- The exercise -
Leaving out every picture, retype the lines below from the top through the one that contains "terminals = [5, 10, 20, 30, 40, 50]".

- Data excerpt -
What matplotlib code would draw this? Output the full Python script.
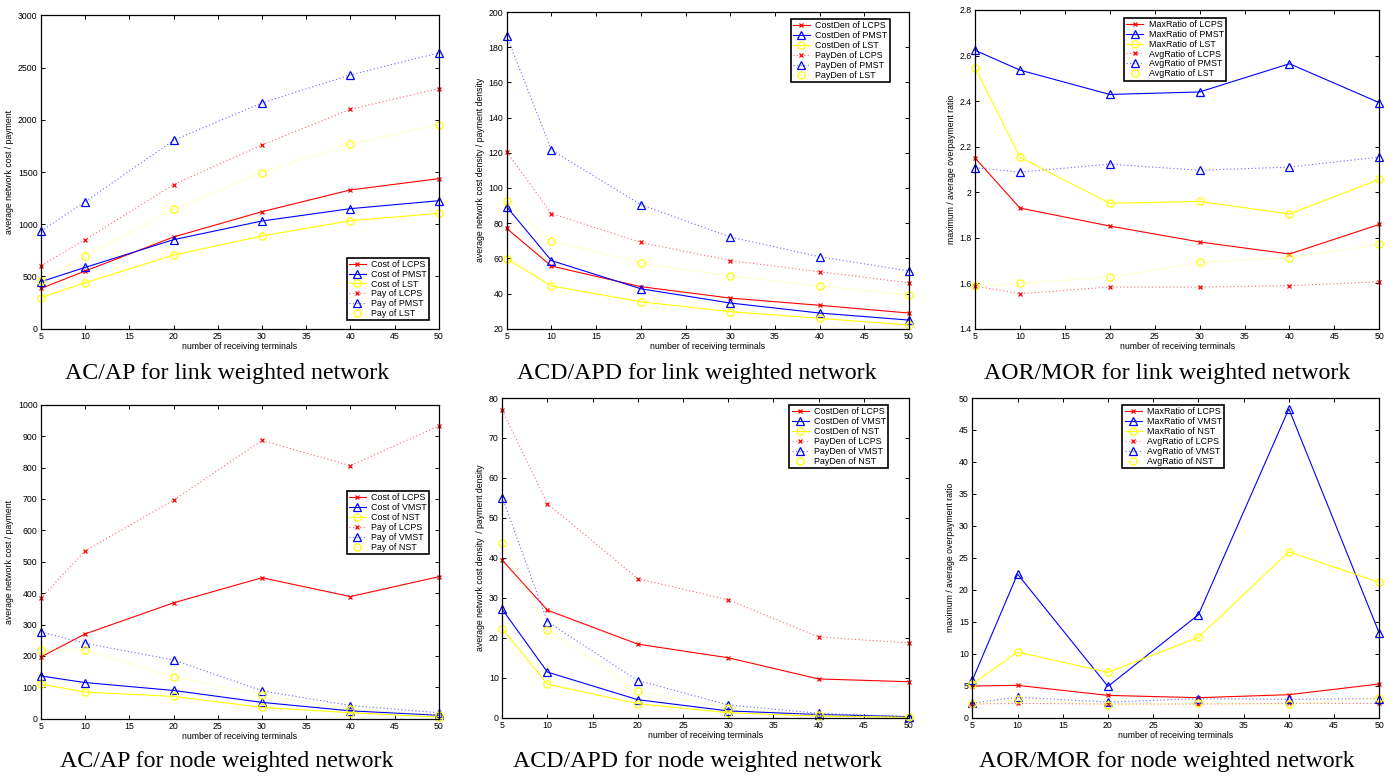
import matplotlib
matplotlib.use("Agg")
import matplotlib.pyplot as plt
from matplotlib.colors import to_rgba
from matplotlib.ticker import FormatStrFormatter, MultipleLocator

# ---------------- data ----------------
terminals = [5, 10, 20, 30, 40, 50]

# link weighted network: AC/AP
link_cost_lcps = [386, 552, 878, 1120, 1328, 1436]
link_cost_pmst = [450, 587, 852, 1031, 1149, 1225]
link_cost_lst = [297, 440, 705, 887, 1034, 1104]
link_pay_lcps = [603, 852, 1379, 1759, 2100, 2298]
link_pay_pmst = [935, 1216, 1803, 2161, 2429, 2640]
link_pay_lst = [460, 699, 1143, 1494, 1768, 1953]

# link weighted network: ACD/APD
link_costden_lcps = [77.0, 55.6, 43.9, 37.4, 33.3, 28.9]
link_costden_pmst = [89.3, 58.7, 42.7, 34.6, 28.9, 24.9]
link_costden_lst = [59.8, 44.3, 35.3, 29.7, 25.9, 22.1]
link_payden_lcps = [120.6, 85.4, 69.1, 58.7, 52.4, 46.1]
link_payden_pmst = [186.4, 121.6, 90.5, 72.1, 60.9, 52.8]
link_payden_lst = [92.8, 70.0, 57.3, 49.9, 44.3, 39.1]

# link weighted network: AOR/MOR
link_max_lcps = [2.150, 1.930, 1.851, 1.781, 1.728, 1.858]
link_max_pmst = [2.623, 2.536, 2.429, 2.440, 2.564, 2.393]
link_max_lst = [2.547, 2.153, 1.951, 1.959, 1.904, 2.056]
link_avg_lcps = [1.587, 1.554, 1.583, 1.583, 1.589, 1.606]
link_avg_pmst = [2.107, 2.088, 2.123, 2.096, 2.110, 2.154]
link_avg_lst = [1.586, 1.599, 1.626, 1.691, 1.712, 1.770]

# node weighted network: AC/AP
node_cost_lcps = [197, 270, 369, 449, 389, 452]
node_cost_vmst = [136, 115, 90, 52, 25, 11]
node_cost_nst = [110, 85, 71, 36, 19, 5]
node_pay_lcps = [384, 535, 696, 886, 806, 932]
node_pay_vmst = [276, 240, 187, 89, 42, 19]
node_pay_nst = [219, 219, 133, 76, 30, 12]

# node weighted network: ACD/APD
node_costden_lcps = [39.4, 26.9, 18.4, 15.0, 9.7, 9.0]
node_costden_vmst = [27.1, 11.4, 4.5, 1.7, 0.8, 0.25]
node_costden_nst = [22.2, 8.4, 3.5, 1.25, 0.4, 0.1]
node_payden_lcps = [76.9, 53.5, 34.8, 29.5, 20.2, 18.7]
node_payden_vmst = [55.1, 24.0, 9.3, 3.2, 1.1, 0.3]
node_payden_nst = [43.6, 21.9, 6.6, 2.5, 0.7, 0.2]

# node weighted network: AOR/MOR
node_max_lcps = [4.95, 5.06, 3.49, 3.13, 3.60, 5.27]
node_max_vmst = [5.84, 22.47, 4.90, 16.1, 48.3, 13.2]
node_max_nst = [5.27, 10.27, 7.09, 12.56, 25.96, 21.17]
node_avg_lcps = [2.14, 2.24, 2.14, 2.14, 2.24, 2.24]
node_avg_vmst = [2.3, 3.2, 2.45, 2.97, 2.87, 3.0]
node_avg_nst = [2.09, 2.87, 2.03, 2.24, 2.09, 3.08]

# ---------------- styling ----------------
W, H = 1397, 777
plt.rcParams['font.family'] = ['Liberation Sans', 'DejaVu Sans']
fig = plt.figure(figsize=(W / 100, H / 100), dpi=100)

RED, BLUE, YEL = '#ff0000', '#0000ff', '#ffff00'
DOT = (0, (1, 2.2))


def px_axes(l, t, r, b):
    return fig.add_axes([l / W, 1 - b / H, (r - l) / W, (b - t) / H])


def series(ax, y, color, kind, solid, label):
    ls = '-' if solid else DOT
    lc = color if solid else to_rgba(color, 0.6)
    kw = dict(color=lc, ls=ls, lw=0.8, mec=color, mew=0.9, label=label,
              clip_on=False)
    if kind == 'x':
        ax.plot(terminals, y, marker='x', ms=3.2, **kw)
    elif kind == '^':
        ax.plot(terminals, y, marker='^', ms=5.5, mfc='none', **kw)
    else:
        ax.plot(terminals, y, marker='o', ms=5.2, mfc='none', **kw)


def style(ax, ylim, ystep, ylabel, fmt='%g'):
    ax.set_xlim(5, 50)
    ax.set_ylim(*ylim)
    ax.set_xticks([5, 10, 15, 20, 25, 30, 35, 40, 45, 50])
    ax.yaxis.set_major_locator(MultipleLocator(ystep))
    ax.yaxis.set_major_formatter(FormatStrFormatter(fmt))
    ax.tick_params(direction='in', length=3, width=0.7, labelsize=6.3,
                   top=True, right=True, pad=2.5)
    for s in ax.spines.values():
        s.set_linewidth(0.9)
    ax.set_xlabel('number of receiving terminals', fontsize=6.3, labelpad=0.5)
    ax.set_ylabel(ylabel, fontsize=6.3, labelpad=2.5)


def legend(ax, x0, top):
    lg = ax.legend(loc='upper left', bbox_to_anchor=(x0, top), fontsize=6.4,
                   frameon=True, fancybox=False, edgecolor='black',
                   borderpad=0.25, labelspacing=0.1, handlelength=1.9,
                   handletextpad=0.6, borderaxespad=0, framealpha=1)
    lg.get_frame().set_linewidth(1.2)


def caption(xc, yc, text):
    fig.text(xc / W, 1 - yc / H, text, ha='center', va='center',
             fontsize=17.2, family=['Liberation Serif', 'DejaVu Serif'])


# ---- panel 1
ax = px_axes(41, 15.3, 438.7, 328.7)
series(ax, link_cost_lcps, RED, 'x', True, 'Cost of LCPS')
series(ax, link_cost_pmst, BLUE, '^', True, 'Cost of PMST')
series(ax, link_cost_lst, YEL, 'o', True, 'Cost of LST')
series(ax, link_pay_lcps, RED, 'x', False, 'Pay of LCPS')
series(ax, link_pay_pmst, BLUE, '^', False, 'Pay of PMST')
series(ax, link_pay_lst, YEL, 'o', False, 'Pay of LST')
style(ax, (0, 3000), 500, 'average network cost / payment')
legend(ax, 0.769, 0.227)
caption(226.7, 373.3, 'AC/AP for link weighted network')

# ---- panel 2
ax = px_axes(506.7, 12, 909, 328.7)
series(ax, link_costden_lcps, RED, 'x', True, 'CostDen of LCPS')
series(ax, link_costden_pmst, BLUE, '^', True, 'CostDen of PMST')
series(ax, link_costden_lst, YEL, 'o', True, 'CostDen of LST')
series(ax, link_payden_lcps, RED, 'x', False, 'PayDen of LCPS')
series(ax, link_payden_pmst, BLUE, '^', False, 'PayDen of PMST')
series(ax, link_payden_lst, YEL, 'o', False, 'PayDen of LST')
style(ax, (20, 200), 20, 'average network cost density / payment density')
legend(ax, 0.706, 0.978)
caption(697, 373.3, 'ACD/APD for link weighted network')

# ---- panel 3
ax = px_axes(975, 10, 1379.3, 328.7)
series(ax, link_max_lcps, RED, 'x', True, 'MaxRatio of LCPS')
series(ax, link_max_pmst, BLUE, '^', True, 'MaxRatio of PMST')
series(ax, link_max_lst, YEL, 'o', True, 'MaxRatio of LST')
series(ax, link_avg_lcps, RED, 'x', False, 'AvgRatio of LCPS')
series(ax, link_avg_pmst, BLUE, '^', False, 'AvgRatio of PMST')
series(ax, link_avg_lst, YEL, 'o', False, 'AvgRatio of LST')
style(ax, (1.4, 2.8), 0.2, 'maximum / average overpayment ratio')
legend(ax, 0.369, 0.976)
caption(1167, 373.3, 'AOR/MOR for link weighted network')

# ---- panel 4
ax = px_axes(41, 404.7, 438.7, 718.7)
series(ax, node_cost_lcps, RED, 'x', True, 'Cost of LCPS')
series(ax, node_cost_vmst, BLUE, '^', True, 'Cost of VMST')
series(ax, node_cost_nst, YEL, 'o', True, 'Cost of NST')
series(ax, node_pay_lcps, RED, 'x', False, 'Pay of LCPS')
series(ax, node_pay_vmst, BLUE, '^', False, 'Pay of VMST')
series(ax, node_pay_nst, YEL, 'o', False, 'Pay of NST')
style(ax, (0, 1000), 100, 'average network cost / payment')
legend(ax, 0.769, 0.725)
caption(226.7, 761.7, 'AC/AP for node weighted network')

# ---- panel 5
ax = px_axes(502.3, 398, 909, 717.7)
series(ax, node_costden_lcps, RED, 'x', True, 'CostDen of LCPS')
series(ax, node_costden_vmst, BLUE, '^', True, 'CostDen of VMST')
series(ax, node_costden_nst, YEL, 'o', True, 'CostDen of NST')
series(ax, node_payden_lcps, RED, 'x', False, 'PayDen of LCPS')
series(ax, node_payden_vmst, BLUE, '^', False, 'PayDen of VMST')
series(ax, node_payden_nst, YEL, 'o', False, 'PayDen of NST')
style(ax, (0, 80), 10, 'average network cost density  / payment density')
legend(ax, 0.706, 0.978)
caption(697, 761.7, 'ACD/APD for node weighted network')

# ---- panel 6
ax = px_axes(972.3, 398, 1379.3, 717.7)
series(ax, node_max_lcps, RED, 'x', True, 'MaxRatio of LCPS')
series(ax, node_max_vmst, BLUE, '^', True, 'MaxRatio of VMST')
series(ax, node_max_nst, YEL, 'o', True, 'MaxRatio of NST')
series(ax, node_avg_lcps, RED, 'x', False, 'AvgRatio of LCPS')
series(ax, node_avg_vmst, BLUE, '^', False, 'AvgRatio of VMST')
series(ax, node_avg_nst, YEL, 'o', False, 'AvgRatio of NST')
style(ax, (0, 50), 5, 'maximum / average overpayment ratio')
legend(ax, 0.369, 0.978)
caption(1166.7, 761.7, 'AOR/MOR for node weighted network')

fig.savefig('out.png', dpi=100)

- Final result -
What matplotlib code would draw this? Output the full Python script.
import matplotlib
matplotlib.use("Agg")
import matplotlib.pyplot as plt
from matplotlib.colors import to_rgba
from matplotlib.ticker import FormatStrFormatter, MultipleLocator

# ---------------- data ----------------
terminals = [5, 10, 20, 30, 40, 50]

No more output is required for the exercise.